Exponential asymptotics for the Saffman-Taylor problem in a wedge #
Cecilie Andersen, Chris Lustri, Scott McCue, Phil Trinh
15:30 Monday in 2Q42.
Part of the Advances in water waves and free-surface flows session.
Abstract #
Saffman Taylor viscous fingering is a classic problem in potential flow theory and exponential asymptotics. In this problem an inviscid fluid is injected into a Hele Shaw channel displacing a viscous fluid and in the steady state a single finger occupies some proportion of the width of the channel. As surface tension approaches zero a countably infinite set of permissible fingers will select a unique zero surface tension solution.

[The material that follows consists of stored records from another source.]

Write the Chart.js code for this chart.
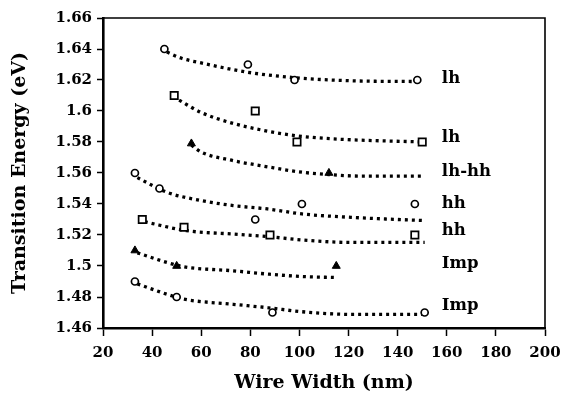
<!DOCTYPE html>
<html><head><meta charset="utf-8">
<script src="https://cdn.jsdelivr.net/npm/chart.js@4/dist/chart.umd.min.js"></script>
<style>html,body{margin:0;padding:0;background:#fff;}#wrap{width:574px;height:398px;position:relative;background:#fff}</style>
</head><body><div id="wrap"><canvas id="c" width="574" height="398"></canvas></div>
<script>
// ---- data ----
const xTicks = [20, 40, 60, 80, 100, 120, 140, 160, 180, 200];
const yTicks = [1.46, 1.48, 1.5, 1.52, 1.54, 1.56, 1.58, 1.6, 1.62, 1.64, 1.66];

// measured points
const lhCircX = [45, 79, 98, 148];
const lhCircY = [1.640, 1.630, 1.620, 1.620];
const lhSqX = [49, 82, 99, 150];
const lhSqY = [1.610, 1.600, 1.580, 1.580];
const lhhhTriX = [56, 112];
const lhhhTriY = [1.579, 1.560];
const hhCircX = [33, 43, 82, 101, 147];
const hhCircY = [1.560, 1.550, 1.530, 1.540, 1.540];
const hhSqX = [36, 53, 88, 147];
const hhSqY = [1.530, 1.525, 1.520, 1.520];
const impTriX = [33, 50, 115];
const impTriY = [1.510, 1.500, 1.500];
const impCircX = [33, 50, 89, 151];
const impCircY = [1.490, 1.480, 1.470, 1.470];

// fitted (dotted) curves
const fitLhCircX = [46, 52, 60, 79, 98, 121, 148];
const fitLhCircY = [1.638, 1.634, 1.631, 1.625, 1.6215, 1.6195, 1.619];
const fitLhSqX = [51, 60, 73, 87, 99, 114, 150];
const fitLhSqY = [1.607, 1.599, 1.592, 1.587, 1.584, 1.582, 1.580];
const fitLhhhX = [56, 60, 73, 87, 101, 112, 125, 151];
const fitLhhhY = [1.578, 1.5735, 1.568, 1.564, 1.5605, 1.559, 1.558, 1.558];
const fitHhCircX = [34, 46, 60, 73, 87, 101, 121, 151];
const fitHhCircY = [1.557, 1.5476, 1.5422, 1.539, 1.5368, 1.5336, 1.5314, 1.5293];
const fitHhSqX = [37, 54, 73, 87, 101, 121, 151];
const fitHhSqY = [1.5285, 1.5228, 1.5206, 1.519, 1.5168, 1.5152, 1.5152];
const fitImpTriX = [34, 46, 53, 73, 87, 101, 114];
const fitImpTriY = [1.5085, 1.5023, 1.4995, 1.4969, 1.4948, 1.4932, 1.4926];
const fitImpCircX = [34, 46, 53, 73, 87, 101, 121, 150];
const fitImpCircY = [1.4885, 1.4818, 1.4786, 1.4753, 1.4731, 1.4705, 1.4688, 1.4688];

// curve labels
const labelText = ['lh', 'lh', 'lh-hh', 'hh', 'hh', 'Imp', 'Imp'];
const labelX = [158, 158, 158, 158, 158, 158, 158];
const labelY = [1.6211, 1.5827, 1.5608, 1.5404, 1.5226, 1.5013, 1.4742];

// ---- chart ----
const FONT = '"DejaVu Serif", "Liberation Serif", serif';
const pts = (xs, ys) => xs.map((x, i) => ({x: x, y: ys[i]}));

function markSet(xs, ys, style) {
  const base = {data: pts(xs, ys), showLine: false, borderColor: '#000', pointBorderColor: '#000', pointBorderWidth: 1.7};
  if (style === 'circle') return Object.assign(base, {pointStyle: 'circle', pointRadius: 3.5, pointBackgroundColor: '#fff'});
  if (style === 'rect') return Object.assign(base, {pointStyle: 'rect', pointRadius: 5.2, pointBackgroundColor: '#fff'});
  return Object.assign(base, {pointStyle: 'triangle', pointRadius: 4.6, pointBackgroundColor: '#000', pointBorderWidth: 1});
}
function fitSet(xs, ys) {
  return {data: pts(xs, ys), showLine: true, pointRadius: 0, borderColor: '#000', borderWidth: 3.3,
          borderDash: [3, 4], borderCapStyle: 'butt', cubicInterpolationMode: 'monotone', fill: false};
}

const frame = {
  id: 'frame',
  beforeDatasetsDraw(chart) {
    const a = chart.chartArea, ctx = chart.ctx;
    ctx.save();
    ctx.strokeStyle = '#000';
    ctx.lineWidth = 1.6;
    ctx.beginPath();
    ctx.moveTo(a.left, a.top);
    ctx.lineTo(a.right, a.top);
    ctx.lineTo(a.right, a.bottom);
    ctx.stroke();
    ctx.restore();
  }
};
const labels = {
  id: 'curveLabels',
  afterDatasetsDraw(chart) {
    const ctx = chart.ctx, sx = chart.scales.x, sy = chart.scales.y;
    ctx.save();
    ctx.fillStyle = '#000';
    ctx.font = 'bold 16.5px ' + FONT;
    ctx.textAlign = 'left';
    ctx.textBaseline = 'middle';
    labelText.forEach((t, i) => ctx.fillText(t, sx.getPixelForValue(labelX[i]), sy.getPixelForValue(labelY[i])));
    ctx.restore();
  }
};

const tickFont = {family: FONT, size: 15, weight: 'bold'};
const titleFont = {family: FONT, size: 19, weight: 'bold'};

new Chart(document.getElementById('c'), {
  type: 'scatter',
  data: {datasets: [
    markSet(lhCircX, lhCircY, 'circle'),
    markSet(lhSqX, lhSqY, 'rect'),
    markSet(lhhhTriX, lhhhTriY, 'triangle'),
    markSet(hhCircX, hhCircY, 'circle'),
    markSet(hhSqX, hhSqY, 'rect'),
    markSet(impTriX, impTriY, 'triangle'),
    markSet(impCircX, impCircY, 'circle'),
    fitSet(fitLhCircX, fitLhCircY),
    fitSet(fitLhSqX, fitLhSqY),
    fitSet(fitLhhhX, fitLhhhY),
    fitSet(fitHhCircX, fitHhCircY),
    fitSet(fitHhSqX, fitHhSqY),
    fitSet(fitImpTriX, fitImpTriY),
    fitSet(fitImpCircX, fitImpCircY)
  ]},
  options: {
    responsive: false, animation: false, devicePixelRatio: 1,
    layout: {padding: {top: 18, right: 29, left: 0, bottom: 0}},
    plugins: {legend: {display: false}, tooltip: {enabled: false}},
    scales: {
      x: {
        type: 'linear', min: 20, max: 200,
        afterBuildTicks: s => { s.ticks = xTicks.map(v => ({value: v})); },
        afterFit: s => { s.height = 70; },
        ticks: {font: tickFont, color: '#000', padding: 8, maxRotation: 0, autoSkip: false},
        grid: {drawOnChartArea: false, drawTicks: true, tickLength: 8, tickWidth: 1.5, tickColor: '#000'},
        border: {display: true, color: '#000', width: 2.6},
        title: {display: true, text: 'Wire Width (nm)', font: titleFont, color: '#000', padding: {top: 0, bottom: 4}}
      },
      y: {
        type: 'linear', min: 1.46, max: 1.66,
        afterBuildTicks: s => { s.ticks = yTicks.map(v => ({value: v})); },
        afterFit: s => { s.width = 103; },
        ticks: {font: tickFont, color: '#000', padding: 5, autoSkip: false,
                callback: v => String(Number(v.toFixed(2)))},
        grid: {drawOnChartArea: false, drawTicks: true, tickLength: 6, tickWidth: 1.5, tickColor: '#000'},
        border: {display: true, color: '#000', width: 2.6},
        title: {display: true, text: 'Transition Energy (eV)', font: titleFont, color: '#000', padding: {top: 9, bottom: 0}}
      }
    }
  },
  plugins: [frame, labels]
});
</script></body></html>
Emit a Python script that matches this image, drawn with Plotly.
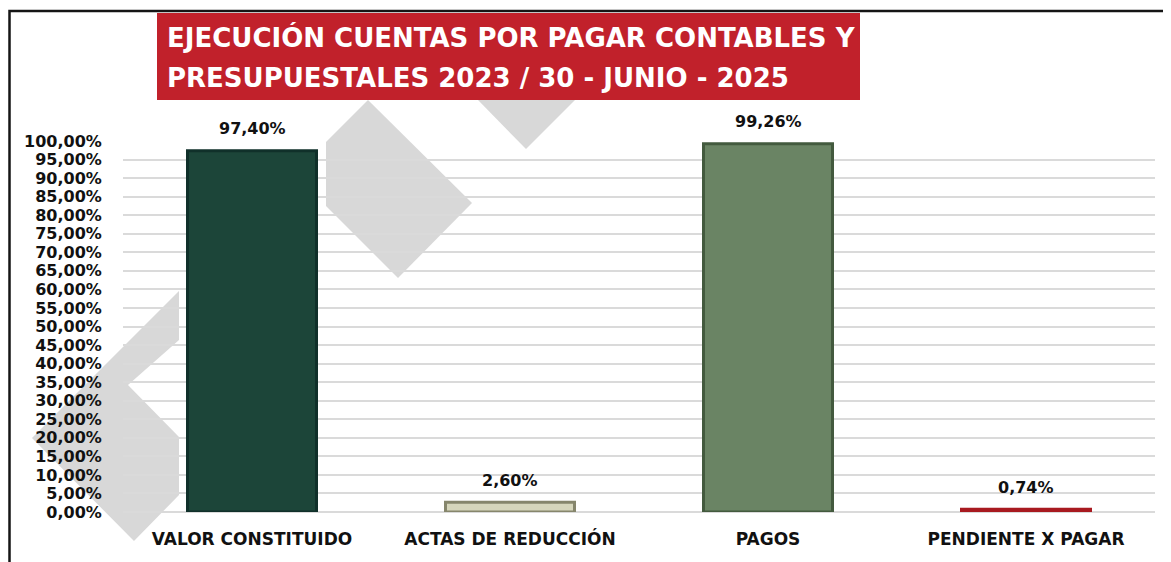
import plotly.graph_objects as go

# ---------------- data ----------------
categories = ["VALOR CONSTITUIDO", "ACTAS DE REDUCCIÓN", "PAGOS", "PENDIENTE X PAGAR"]
values = [97.40, 2.60, 99.26, 0.74]
bar_colors = ["#1C4539", "#D6D6BC", "#6A8464", "#CC2229"]
edge_colors = ["#10302A", "#86866C", "#435A3E", "#A81A20"]
title_lines = ["EJECUCIÓN CUENTAS POR PAGAR CONTABLES Y",
               "PRESUPUESTALES 2023 / 30 - JUNIO - 2025"]
y_ticks = list(range(0, 101, 5))
y_ticktext = [f"{t:.2f}%".replace(".", ",") for t in y_ticks]

# ---------------- layout geometry ----------------
W, H = 1171, 562
OFF = 8  # page body margin
PLOT_L, PLOT_R, PLOT_T, PLOT_B = 123, 1155, 141, 512  # in screenshot pixels
L = PLOT_L - OFF
T = PLOT_T - OFF
R = W - (PLOT_R - OFF)
B = H - (PLOT_B - OFF)
PW, PH = PLOT_R - PLOT_L, PLOT_B - PLOT_T
FONT = "DejaVu Sans"


def px(x):
    return (x - PLOT_L) / PW


def py(y):
    return (PLOT_B - y) / PH


def path(points):
    s = "M " + " L ".join(f"{px(x):.5f},{py(y):.5f}" for x, y in points)
    return s + " Z"


fig = go.Figure()
fig.add_trace(go.Bar(
    x=categories, y=values,
    marker=dict(color=bar_colors, line=dict(color=edge_colors, width=3)),
    width=0.5, hoverinfo="skip", showlegend=False,
))

# watermark (background logo fragments)
wm = "#D8D8D8"
watermark = [
    [(368, 100), (472, 203), (398, 278), (326, 206), (326, 142)],
    [(478, 100), (575, 100), (526, 149)],
    [(179, 291), (179, 340), (128, 385), (179, 437), (179, 495), (134, 541), (32, 438)],
]
shapes = []
for pts in watermark:
    shapes.append(dict(type="path", xref="paper", yref="paper", path=path(pts),
                       fillcolor=wm, line=dict(width=0), layer="below"))

# outer frame
shapes.append(dict(type="rect", xref="paper", yref="paper",
                   x0=px(9.5), x1=px(1250), y0=py(620), y1=py(11),
                   line=dict(color="#151515", width=2.5), fillcolor="rgba(0,0,0,0)",
                   layer="above"))
# title box
shapes.append(dict(type="rect", xref="paper", yref="paper",
                   x0=px(157), x1=px(860), y0=py(100), y1=py(13),
                   line=dict(width=0), fillcolor="#C1212B", layer="above"))

annotations = []
for line, yc in zip(title_lines, [38, 78]):
    annotations.append(dict(text=line, xref="paper", yref="paper",
                            x=px(165), y=py(yc), xanchor="left", yanchor="middle",
                            showarrow=False,
                            font=dict(family=FONT, size=26, color="white", weight=700)))

for c, v in zip(categories, values):
    annotations.append(dict(text=f"{v:.2f}%".replace(".", ","), x=c, y=v,
                            xref="x", yref="y", yshift=22, yanchor="middle",
                            showarrow=False,
                            font=dict(family=FONT, size=16, color="#111111", weight=700)))

fig.update_layout(
    width=W, height=H,
    margin=dict(l=L, r=R, t=T, b=B, autoexpand=False),
    paper_bgcolor="white", plot_bgcolor="rgba(0,0,0,0)",
    bargap=0.5,
    shapes=shapes, annotations=annotations,
    xaxis=dict(showgrid=False, showline=False, zeroline=False,
               ticks="outside", ticklen=12, tickcolor="rgba(0,0,0,0)",
               tickfont=dict(family=FONT, size=17, color="#111111", weight=700)),
    yaxis=dict(range=[0, 100], tickvals=y_ticks, ticktext=y_ticktext,
               showgrid=True, gridcolor="#DADADA", gridwidth=2,
               zeroline=True, zerolinecolor="#DADADA", zerolinewidth=2,
               showline=False, ticks="outside", ticklen=17,
               tickcolor="rgba(0,0,0,0)",
               tickfont=dict(family=FONT, size=16, color="#111111", weight=700)),
)

fig.write_html("out.html")
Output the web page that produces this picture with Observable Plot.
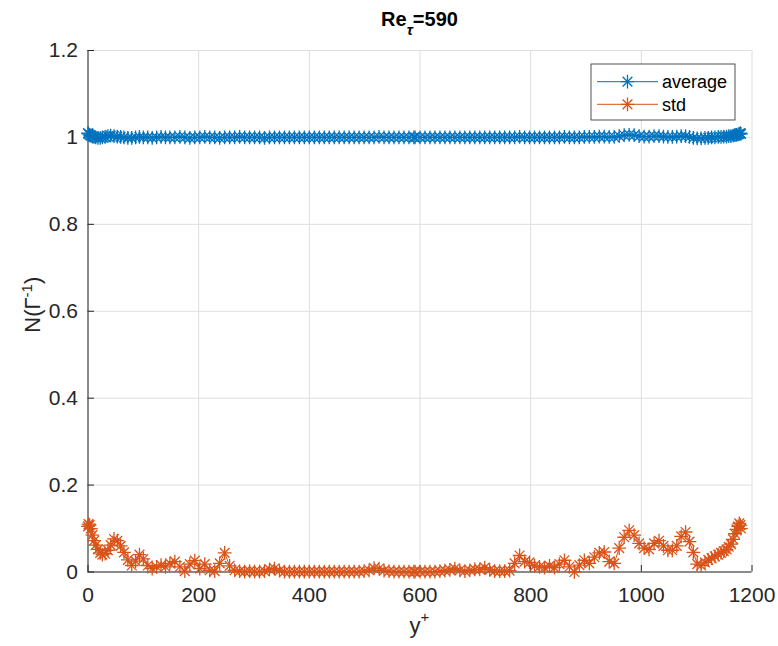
<!DOCTYPE html>
<html>
<head>
<meta charset="utf-8">
<script src="https://cdn.jsdelivr.net/npm/d3@7"></script>
<script src="https://cdn.jsdelivr.net/npm/@observablehq/plot@0.6"></script>
<style>
  html, body { margin: 0; padding: 0; background: #fff; }
  #chart svg { display: block; }
</style>
</head>
<body>
<div id="chart"></div>
<script>
// Wall-normal grid positions (wall units) and the two statistics of N(Γ⁻¹)
const yPlus = [
  0,1,3,5,8,11,14,18,22,26,31,36,41,47,53,59,65,72,79,86,93,100,
  108,116,124,132,140,148,
  157,166,175,184,193,202,211,220,229,238,247,256,265,274,283,292,301,310,319,328,
  337,346,355,364,373,382,391,400,409,418,427,436,445,454,463,472,481,490,499,508,
  517,526,535,544,553,562,571,580,589,
  591,600,609,618,627,636,645,654,663,672,681,690,699,708,717,726,735,744,753,762,
  771,780,789,798,807,816,825,834,843,852,861,870,879,888,897,906,915,924,933,
  942,951,960,969,978,987,996,1005,1014,1023,1032,
  1040,1048,1056,1064,1072,1080,1087,1094,1101,1108,1115,1121,1127,1133,1139,1144,
  1149,1154,1158,1162,1166,1169,1172,1175,1177,1179,1180
];

const average = [
  1.010,1.008,1.006,1.004,1.002,1.001,1.000,0.999,0.999,1.000,1.001,1.003,1.004,1.003,1.002,1.001,1.000,0.999,0.999,1.000,1.001,1.000,
  1.000,0.999,1.000,1.001,1.000,1.000,
  1.000,1.001,1.000,0.999,1.000,1.000,1.001,1.000,1.000,0.999,
  1.000,1.000,1.000,1.001,1.000,1.000,1.000,1.000,0.999,1.000,
  1.000,1.000,1.000,1.000,1.000,1.000,1.000,1.000,1.000,1.000,
  1.000,1.000,1.000,1.000,1.000,1.000,1.000,1.000,1.000,1.000,
  1.000,1.001,1.000,1.000,1.000,1.000,1.000,1.000,1.000,
  1.000,1.000,1.000,1.000,1.000,1.000,1.000,1.000,1.000,1.000,
  1.000,1.000,1.000,1.000,1.000,1.000,1.000,1.000,1.000,1.000,
  1.000,1.001,1.000,1.000,1.000,1.000,1.000,1.000,1.000,1.000,
  1.001,1.000,1.000,1.000,1.001,1.001,1.001,1.002,1.002,
  1.001,1.001,1.003,1.005,1.006,1.005,1.003,1.002,1.002,1.003,1.003,
  1.002,1.001,1.001,1.002,1.003,1.003,1.001,0.999,0.998,0.998,0.999,0.999,1.000,1.000,
  1.001,1.001,1.002,1.002,1.003,1.003,1.004,1.005,1.006,1.007,1.008,1.010,1.008
];

const stdDev = [
  0.105,0.110,0.108,0.100,0.085,0.072,0.062,0.052,0.044,0.040,0.042,0.050,0.062,0.076,0.072,0.060,0.045,0.028,0.015,0.025,0.040,0.030,
  0.015,0.008,0.012,0.016,0.012,0.020,
  0.024,0.012,0.002,0.018,0.026,0.008,0.018,0.004,0.002,0.020,
  0.044,0.014,0.004,0.002,0.001,0.002,0.001,0.001,0.002,0.006,
  0.008,0.003,0.001,0.001,0.001,0.001,0.001,0.001,0.001,0.001,
  0.001,0.001,0.001,0.001,0.001,0.001,0.001,0.001,0.002,0.004,
  0.009,0.008,0.003,0.002,0.001,0.001,0.001,0.001,0.001,
  0.001,0.001,0.001,0.001,0.001,0.002,0.003,0.005,0.008,0.004,
  0.002,0.004,0.006,0.006,0.010,0.005,0.002,0.002,0.002,0.003,
  0.020,0.038,0.024,0.022,0.014,0.012,0.010,0.014,0.010,0.018,
  0.027,0.012,0.000,0.016,0.027,0.020,0.034,0.044,0.046,
  0.024,0.020,0.055,0.080,0.096,0.085,0.066,0.055,0.052,0.066,0.072,
  0.060,0.050,0.050,0.060,0.082,0.092,0.070,0.045,0.018,0.015,0.022,0.028,0.032,0.036,
  0.040,0.044,0.048,0.052,0.058,0.064,0.075,0.088,0.098,0.105,0.112,0.108,0.100
];

const seriesNames = ["average", "std"];
const seriesColors = ["#0072BD", "#D95319"];
const xTicks = [0, 200, 400, 600, 800, 1000, 1200];
const yTicks = [0, 0.2, 0.4, 0.6, 0.8, 1, 1.2];

// Layout
const W = 778, H = 646;
const M = {top: 50, right: 26.5, bottom: 74.5, left: 87.5};
const plotW = W - M.left - M.right;
const plotH = H - M.top - M.bottom;
const ink = "#262626";
const gridInk = "#dedede";
const font = "'Liberation Sans', Arial, Helvetica, sans-serif";
const markerR = 4.5;
const markerW = 1.3;

const rows = [
  ...yPlus.map((x, i) => ({x, v: average[i], s: seriesNames[0]})),
  ...yPlus.map((x, i) => ({x, v: stdDev[i], s: seriesNames[1]}))
];

const chart = Plot.plot({
  width: W,
  height: H,
  marginTop: M.top,
  marginRight: M.right,
  marginBottom: M.bottom,
  marginLeft: M.left,
  style: {fontFamily: font, fontSize: "21px", color: ink, background: "#fff", overflow: "visible"},
  x: {domain: [0, 1200]},
  y: {domain: [0, 1.2]},
  color: {domain: seriesNames, range: seriesColors},
  marks: [
    Plot.gridX(xTicks, {stroke: gridInk, strokeOpacity: 1}),
    Plot.gridY(yTicks, {stroke: gridInk, strokeOpacity: 1}),
    // inward-pointing tick marks
    Plot.tickX(xTicks, {x: d => d, stroke: ink, insetTop: plotH - 6.5}),
    Plot.tickY(yTicks, {y: d => d, stroke: ink, insetRight: plotW - 6.5}),
    Plot.ruleX([0], {stroke: ink}),
    Plot.ruleY([0], {stroke: ink}),
    Plot.line(rows, {x: "x", y: "v", z: "s", stroke: "s", strokeWidth: 1}),
    Plot.dot(rows, {x: "x", y: "v", stroke: "s", symbol: "plus", r: markerR, strokeWidth: markerW}),
    Plot.dot(rows, {x: "x", y: "v", stroke: "s", symbol: "times", r: markerR, strokeWidth: markerW}),
    Plot.axisX(xTicks, {tickSize: 0, tickPadding: 15, label: null, fontSize: 21, fill: ink,
      tickFormat: d => String(d)}),
    Plot.axisY(yTicks, {tickSize: 0, tickPadding: 10, label: null, fontSize: 21, fill: ink,
      tickFormat: d => String(+d.toFixed(1))})
  ]
});

document.getElementById("chart").appendChild(chart);

const svg = d3.select(chart);
const cx = M.left + plotW / 2;
const cy = M.top + plotH / 2;

// Title: Re_τ=590
const title = svg.append("text")
  .attr("x", cx).attr("y", 26)
  .attr("text-anchor", "middle")
  .attr("font-family", font).attr("font-weight", "bold")
  .attr("font-size", 20).attr("fill", "#000");
title.append("tspan").text("Re");
title.append("tspan").attr("dy", 9).attr("font-size", 15).attr("font-style", "italic").text("τ");
title.append("tspan").attr("dy", -9).text("=590");

// x label: y⁺
const xl = svg.append("text")
  .attr("x", cx).attr("y", 633)
  .attr("text-anchor", "middle")
  .attr("font-family", font).attr("font-size", 22).attr("fill", ink);
xl.append("tspan").text("y");
xl.append("tspan").attr("dy", -11).attr("font-size", 15).text("+");

// y label: N(Γ⁻¹)
const yl = svg.append("text")
  .attr("transform", `translate(40,${cy - 6}) rotate(-90)`)
  .attr("text-anchor", "middle")
  .attr("font-family", font).attr("font-size", 22).attr("fill", ink);
yl.append("tspan").text("N(Γ");
yl.append("tspan").attr("dy", -8).attr("font-size", 15).text("-1");
yl.append("tspan").attr("dy", 8).text(")");

// Legend
const lg = svg.append("g")
  .attr("font-family", font).attr("font-size", 18).attr("text-anchor", "start");
lg.append("rect")
  .attr("x", 591).attr("y", 64).attr("width", 144).attr("height", 56)
  .attr("fill", "#fff").attr("stroke", ink).attr("stroke-width", 0.8);
const symPlus = d3.symbol(d3.symbolPlus, Math.PI * markerR * markerR)();
const symTimes = d3.symbol(d3.symbolTimes, Math.PI * markerR * markerR)();
seriesNames.forEach((name, i) => {
  const ry = 81.7 + i * 22.6;
  const col = seriesColors[i];
  lg.append("line").attr("x1", 597).attr("x2", 658).attr("y1", ry).attr("y2", ry)
    .attr("stroke", col).attr("stroke-width", 1);
  lg.append("path").attr("d", symPlus).attr("transform", `translate(627.5,${ry})`)
    .attr("fill", "none").attr("stroke", col).attr("stroke-width", markerW);
  lg.append("path").attr("d", symTimes).attr("transform", `translate(627.5,${ry})`)
    .attr("fill", "none").attr("stroke", col).attr("stroke-width", markerW);
  lg.append("text").attr("x", 662).attr("y", ry + 6.5).attr("fill", "#000").text(name);
});
</script>
</body>
</html>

Exponential asymptotics have proved essential in deriving this selection mechanism. In this talk I discuss a generalisation of the Saffman Taylor problem to a wedge geometry. This is motivated by desires to understand the more physically relevant Saffman Taylor instability in a circular geometry with injection of the inviscid fluid outwards from a central source. The wedge geometry already shows much greater complexity than the classic problem in a channel. In particular, the bifurcation diagram changes qualitatively and now the countably infinite set of permissible fingers all disappear in pairs before the zero surface tension limit can be reached. Notably, we are still able to capture this behaviour with exponential asymptotics techniques and I will present the key ideas from this analysis.